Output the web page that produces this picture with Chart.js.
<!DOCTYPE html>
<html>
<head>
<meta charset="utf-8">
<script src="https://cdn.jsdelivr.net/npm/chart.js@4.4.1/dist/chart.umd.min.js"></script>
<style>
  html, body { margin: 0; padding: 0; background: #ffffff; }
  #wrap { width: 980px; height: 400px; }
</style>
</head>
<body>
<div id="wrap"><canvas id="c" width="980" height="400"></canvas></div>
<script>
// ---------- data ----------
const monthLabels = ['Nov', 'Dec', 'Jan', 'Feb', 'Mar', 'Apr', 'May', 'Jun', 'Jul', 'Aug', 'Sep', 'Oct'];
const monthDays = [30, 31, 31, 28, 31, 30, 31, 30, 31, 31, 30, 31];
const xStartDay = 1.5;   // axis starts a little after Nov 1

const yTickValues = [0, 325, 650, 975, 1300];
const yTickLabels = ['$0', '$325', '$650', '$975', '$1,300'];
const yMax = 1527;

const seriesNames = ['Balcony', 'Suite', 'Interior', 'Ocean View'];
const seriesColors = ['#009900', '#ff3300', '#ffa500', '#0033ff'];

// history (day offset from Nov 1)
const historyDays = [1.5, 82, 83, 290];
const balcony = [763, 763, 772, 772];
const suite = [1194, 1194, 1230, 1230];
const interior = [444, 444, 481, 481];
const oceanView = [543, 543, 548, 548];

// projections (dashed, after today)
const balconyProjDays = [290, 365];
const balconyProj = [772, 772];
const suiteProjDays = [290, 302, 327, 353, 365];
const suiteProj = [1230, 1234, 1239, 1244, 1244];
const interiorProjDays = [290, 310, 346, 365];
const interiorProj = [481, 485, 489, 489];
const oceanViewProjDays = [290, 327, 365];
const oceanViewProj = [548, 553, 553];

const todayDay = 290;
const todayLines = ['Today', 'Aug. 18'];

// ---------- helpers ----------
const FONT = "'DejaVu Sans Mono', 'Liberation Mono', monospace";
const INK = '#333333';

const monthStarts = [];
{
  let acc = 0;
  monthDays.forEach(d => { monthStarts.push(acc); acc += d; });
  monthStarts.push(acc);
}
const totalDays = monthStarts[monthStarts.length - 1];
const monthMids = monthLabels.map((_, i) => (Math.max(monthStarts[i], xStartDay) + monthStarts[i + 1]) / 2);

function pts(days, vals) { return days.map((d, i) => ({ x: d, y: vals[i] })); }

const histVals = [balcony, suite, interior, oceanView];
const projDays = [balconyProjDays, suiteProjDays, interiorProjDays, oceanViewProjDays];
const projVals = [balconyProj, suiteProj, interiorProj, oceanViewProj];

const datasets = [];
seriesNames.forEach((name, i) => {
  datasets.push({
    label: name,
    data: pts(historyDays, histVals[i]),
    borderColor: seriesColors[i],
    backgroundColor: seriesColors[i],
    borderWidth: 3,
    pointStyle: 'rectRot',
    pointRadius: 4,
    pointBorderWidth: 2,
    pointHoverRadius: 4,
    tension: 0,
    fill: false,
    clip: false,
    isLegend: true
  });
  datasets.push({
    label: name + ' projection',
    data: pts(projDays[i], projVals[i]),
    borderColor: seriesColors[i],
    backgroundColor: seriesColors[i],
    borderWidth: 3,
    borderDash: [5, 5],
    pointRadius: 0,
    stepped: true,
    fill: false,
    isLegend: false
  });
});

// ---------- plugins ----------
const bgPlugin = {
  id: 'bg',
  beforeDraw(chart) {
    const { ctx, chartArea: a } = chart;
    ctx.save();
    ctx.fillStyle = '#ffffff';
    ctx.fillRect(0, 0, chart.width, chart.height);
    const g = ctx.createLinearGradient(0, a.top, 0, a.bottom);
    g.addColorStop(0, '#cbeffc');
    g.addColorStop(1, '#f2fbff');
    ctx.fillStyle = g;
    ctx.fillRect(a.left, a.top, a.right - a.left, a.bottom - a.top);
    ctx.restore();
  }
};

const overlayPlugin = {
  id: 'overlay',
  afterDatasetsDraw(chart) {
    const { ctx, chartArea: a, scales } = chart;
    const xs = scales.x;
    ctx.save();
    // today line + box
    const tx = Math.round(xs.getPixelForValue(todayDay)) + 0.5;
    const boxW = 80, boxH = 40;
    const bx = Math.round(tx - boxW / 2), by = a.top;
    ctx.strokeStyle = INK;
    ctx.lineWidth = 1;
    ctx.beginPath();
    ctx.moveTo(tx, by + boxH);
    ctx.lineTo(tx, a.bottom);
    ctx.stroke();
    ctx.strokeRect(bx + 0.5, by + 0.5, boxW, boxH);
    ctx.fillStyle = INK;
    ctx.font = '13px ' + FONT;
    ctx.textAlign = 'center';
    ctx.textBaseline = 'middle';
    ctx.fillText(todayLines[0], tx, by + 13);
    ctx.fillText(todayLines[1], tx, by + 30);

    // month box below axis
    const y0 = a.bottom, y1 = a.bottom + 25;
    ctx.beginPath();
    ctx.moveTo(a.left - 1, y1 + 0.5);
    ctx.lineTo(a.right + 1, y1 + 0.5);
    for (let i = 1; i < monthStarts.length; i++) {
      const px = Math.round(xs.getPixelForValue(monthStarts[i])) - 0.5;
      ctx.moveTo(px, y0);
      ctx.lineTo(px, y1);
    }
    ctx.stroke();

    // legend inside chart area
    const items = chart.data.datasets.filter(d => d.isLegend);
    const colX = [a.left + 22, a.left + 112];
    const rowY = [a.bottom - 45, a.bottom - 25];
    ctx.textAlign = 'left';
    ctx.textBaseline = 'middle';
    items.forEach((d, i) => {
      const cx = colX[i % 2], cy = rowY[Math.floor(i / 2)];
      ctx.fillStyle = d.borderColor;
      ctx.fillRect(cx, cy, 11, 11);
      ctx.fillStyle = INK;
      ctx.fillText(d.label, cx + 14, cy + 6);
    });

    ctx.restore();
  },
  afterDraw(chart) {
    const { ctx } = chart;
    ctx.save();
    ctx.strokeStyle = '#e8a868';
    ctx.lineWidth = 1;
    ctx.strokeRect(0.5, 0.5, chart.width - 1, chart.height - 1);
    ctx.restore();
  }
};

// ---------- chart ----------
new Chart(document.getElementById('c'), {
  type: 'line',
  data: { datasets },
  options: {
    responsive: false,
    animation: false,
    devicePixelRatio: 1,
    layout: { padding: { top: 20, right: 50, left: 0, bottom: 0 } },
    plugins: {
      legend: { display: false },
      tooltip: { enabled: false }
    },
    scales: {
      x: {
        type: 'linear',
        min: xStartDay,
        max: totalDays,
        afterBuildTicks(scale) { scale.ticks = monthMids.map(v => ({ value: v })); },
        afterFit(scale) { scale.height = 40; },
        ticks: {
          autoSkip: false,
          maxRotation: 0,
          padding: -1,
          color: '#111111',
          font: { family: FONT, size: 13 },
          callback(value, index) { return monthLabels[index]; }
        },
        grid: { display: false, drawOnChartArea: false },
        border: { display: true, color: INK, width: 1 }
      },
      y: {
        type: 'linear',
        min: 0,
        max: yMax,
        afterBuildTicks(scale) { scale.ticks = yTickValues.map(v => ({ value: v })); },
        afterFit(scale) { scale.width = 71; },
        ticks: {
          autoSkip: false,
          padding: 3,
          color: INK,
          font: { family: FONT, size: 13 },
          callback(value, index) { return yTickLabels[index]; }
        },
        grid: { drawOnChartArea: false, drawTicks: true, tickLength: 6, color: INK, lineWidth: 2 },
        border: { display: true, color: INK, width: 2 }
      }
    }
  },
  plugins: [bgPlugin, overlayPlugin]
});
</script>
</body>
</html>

[TASK TO CARRY OUT]
Output all of the data again, exactly.

[RESULT OF THE TASK]
Output the web page that produces this picture with Chart.js.
<!DOCTYPE html>
<html>
<head>
<meta charset="utf-8">
<script src="https://cdn.jsdelivr.net/npm/chart.js@4.4.1/dist/chart.umd.min.js"></script>
<style>
  html, body { margin: 0; padding: 0; background: #ffffff; }
  #wrap { width: 980px; height: 400px; }
</style>
</head>
<body>
<div id="wrap"><canvas id="c" width="980" height="400"></canvas></div>
<script>
// ---------- data ----------
const monthLabels = ['Nov', 'Dec', 'Jan', 'Feb', 'Mar', 'Apr', 'May', 'Jun', 'Jul', 'Aug', 'Sep', 'Oct'];
const monthDays = [30, 31, 31, 28, 31, 30, 31, 30, 31, 31, 30, 31];
const xStartDay = 1.5;   // axis starts a little after Nov 1

const yTickValues = [0, 325, 650, 975, 1300];
const yTickLabels = ['$0', '$325', '$650', '$975', '$1,300'];
const yMax = 1527;

const seriesNames = ['Balcony', 'Suite', 'Interior', 'Ocean View'];
const seriesColors = ['#009900', '#ff3300', '#ffa500', '#0033ff'];

// history (day offset from Nov 1)
const historyDays = [1.5, 82, 83, 290];
const balcony = [763, 763, 772, 772];
const suite = [1194, 1194, 1230, 1230];
const interior = [444, 444, 481, 481];
const oceanView = [543, 543, 548, 548];

// projections (dashed, after today)
const balconyProjDays = [290, 365];
const balconyProj = [772, 772];
const suiteProjDays = [290, 302, 327, 353, 365];
const suiteProj = [1230, 1234, 1239, 1244, 1244];
const interiorProjDays = [290, 310, 346, 365];
const interiorProj = [481, 485, 489, 489];
const oceanViewProjDays = [290, 327, 365];
const oceanViewProj = [548, 553, 553];

const todayDay = 290;
const todayLines = ['Today', 'Aug. 18'];

// ---------- helpers ----------
const FONT = "'DejaVu Sans Mono', 'Liberation Mono', monospace";
const INK = '#333333';

const monthStarts = [];
{
  let acc = 0;
  monthDays.forEach(d => { monthStarts.push(acc); acc += d; });
  monthStarts.push(acc);
}
const totalDays = monthStarts[monthStarts.length - 1];
const monthMids = monthLabels.map((_, i) => (Math.max(monthStarts[i], xStartDay) + monthStarts[i + 1]) / 2);

function pts(days, vals) { return days.map((d, i) => ({ x: d, y: vals[i] })); }

const histVals = [balcony, suite, interior, oceanView];
const projDays = [balconyProjDays, suiteProjDays, interiorProjDays, oceanViewProjDays];
const projVals = [balconyProj, suiteProj, interiorProj, oceanViewProj];

const datasets = [];
seriesNames.forEach((name, i) => {
  datasets.push({
    label: name,
    data: pts(historyDays, histVals[i]),
    borderColor: seriesColors[i],
    backgroundColor: seriesColors[i],
    borderWidth: 3,
    pointStyle: 'rectRot',
    pointRadius: 4,
    pointBorderWidth: 2,
    pointHoverRadius: 4,
    tension: 0,
    fill: false,
    clip: false,
    isLegend: true
  });
  datasets.push({
    label: name + ' projection',
    data: pts(projDays[i], projVals[i]),
    borderColor: seriesColors[i],
    backgroundColor: seriesColors[i],
    borderWidth: 3,
    borderDash: [5, 5],
    pointRadius: 0,
    stepped: true,
    fill: false,
    isLegend: false
  });
});

// ---------- plugins ----------
const bgPlugin = {
  id: 'bg',
  beforeDraw(chart) {
    const { ctx, chartArea: a } = chart;
    ctx.save();
    ctx.fillStyle = '#ffffff';
    ctx.fillRect(0, 0, chart.width, chart.height);
    const g = ctx.createLinearGradient(0, a.top, 0, a.bottom);
    g.addColorStop(0, '#cbeffc');
    g.addColorStop(1, '#f2fbff');
    ctx.fillStyle = g;
    ctx.fillRect(a.left, a.top, a.right - a.left, a.bottom - a.top);
    ctx.restore();
  }
};

const overlayPlugin = {
  id: 'overlay',
  afterDatasetsDraw(chart) {
    const { ctx, chartArea: a, scales } = chart;
    const xs = scales.x;
    ctx.save();
    // today line + box
    const tx = Math.round(xs.getPixelForValue(todayDay)) + 0.5;
    const boxW = 80, boxH = 40;
    const bx = Math.round(tx - boxW / 2), by = a.top;
    ctx.strokeStyle = INK;
    ctx.lineWidth = 1;
    ctx.beginPath();
    ctx.moveTo(tx, by + boxH);
    ctx.lineTo(tx, a.bottom);
    ctx.stroke();
    ctx.strokeRect(bx + 0.5, by + 0.5, boxW, boxH);
    ctx.fillStyle = INK;
    ctx.font = '13px ' + FONT;
    ctx.textAlign = 'center';
    ctx.textBaseline = 'middle';
    ctx.fillText(todayLines[0], tx, by + 13);
    ctx.fillText(todayLines[1], tx, by + 30);

    // month box below axis
    const y0 = a.bottom, y1 = a.bottom + 25;
    ctx.beginPath();
    ctx.moveTo(a.left - 1, y1 + 0.5);
    ctx.lineTo(a.right + 1, y1 + 0.5);
    for (let i = 1; i < monthStarts.length; i++) {
      const px = Math.round(xs.getPixelForValue(monthStarts[i])) - 0.5;
      ctx.moveTo(px, y0);
      ctx.lineTo(px, y1);
    }
    ctx.stroke();

    // legend inside chart area
    const items = chart.data.datasets.filter(d => d.isLegend);
    const colX = [a.left + 22, a.left + 112];
    const rowY = [a.bottom - 45, a.bottom - 25];
    ctx.textAlign = 'left';
    ctx.textBaseline = 'middle';
    items.forEach((d, i) => {
      const cx = colX[i % 2], cy = rowY[Math.floor(i / 2)];
      ctx.fillStyle = d.borderColor;
      ctx.fillRect(cx, cy, 11, 11);
      ctx.fillStyle = INK;
      ctx.fillText(d.label, cx + 14, cy + 6);
    });

    ctx.restore();
  },
  afterDraw(chart) {
    const { ctx } = chart;
    ctx.save();
    ctx.strokeStyle = '#e8a868';
    ctx.lineWidth = 1;
    ctx.strokeRect(0.5, 0.5, chart.width - 1, chart.height - 1);
    ctx.restore();
  }
};

// ---------- chart ----------
new Chart(document.getElementById('c'), {
  type: 'line',
  data: { datasets },
  options: {
    responsive: false,
    animation: false,
    devicePixelRatio: 1,
    layout: { padding: { top: 20, right: 50, left: 0, bottom: 0 } },
    plugins: {
      legend: { display: false },
      tooltip: { enabled: false }
    },
    scales: {
      x: {
        type: 'linear',
        min: xStartDay,
        max: totalDays,
        afterBuildTicks(scale) { scale.ticks = monthMids.map(v => ({ value: v })); },
        afterFit(scale) { scale.height = 40; },
        ticks: {
          autoSkip: false,
          maxRotation: 0,
          padding: -1,
          color: '#111111',
          font: { family: FONT, size: 13 },
          callback(value, index) { return monthLabels[index]; }
        },
        grid: { display: false, drawOnChartArea: false },
        border: { display: true, color: INK, width: 1 }
      },
      y: {
        type: 'linear',
        min: 0,
        max: yMax,
        afterBuildTicks(scale) { scale.ticks = yTickValues.map(v => ({ value: v })); },
        afterFit(scale) { scale.width = 71; },
        ticks: {
          autoSkip: false,
          padding: 3,
          color: INK,
          font: { family: FONT, size: 13 },
          callback(value, index) { return yTickLabels[index]; }
        },
        grid: { drawOnChartArea: false, drawTicks: true, tickLength: 6, color: INK, lineWidth: 2 },
        border: { display: true, color: INK, width: 2 }
      }
    }
  },
  plugins: [bgPlugin, overlayPlugin]
});
</script>
</body>
</html>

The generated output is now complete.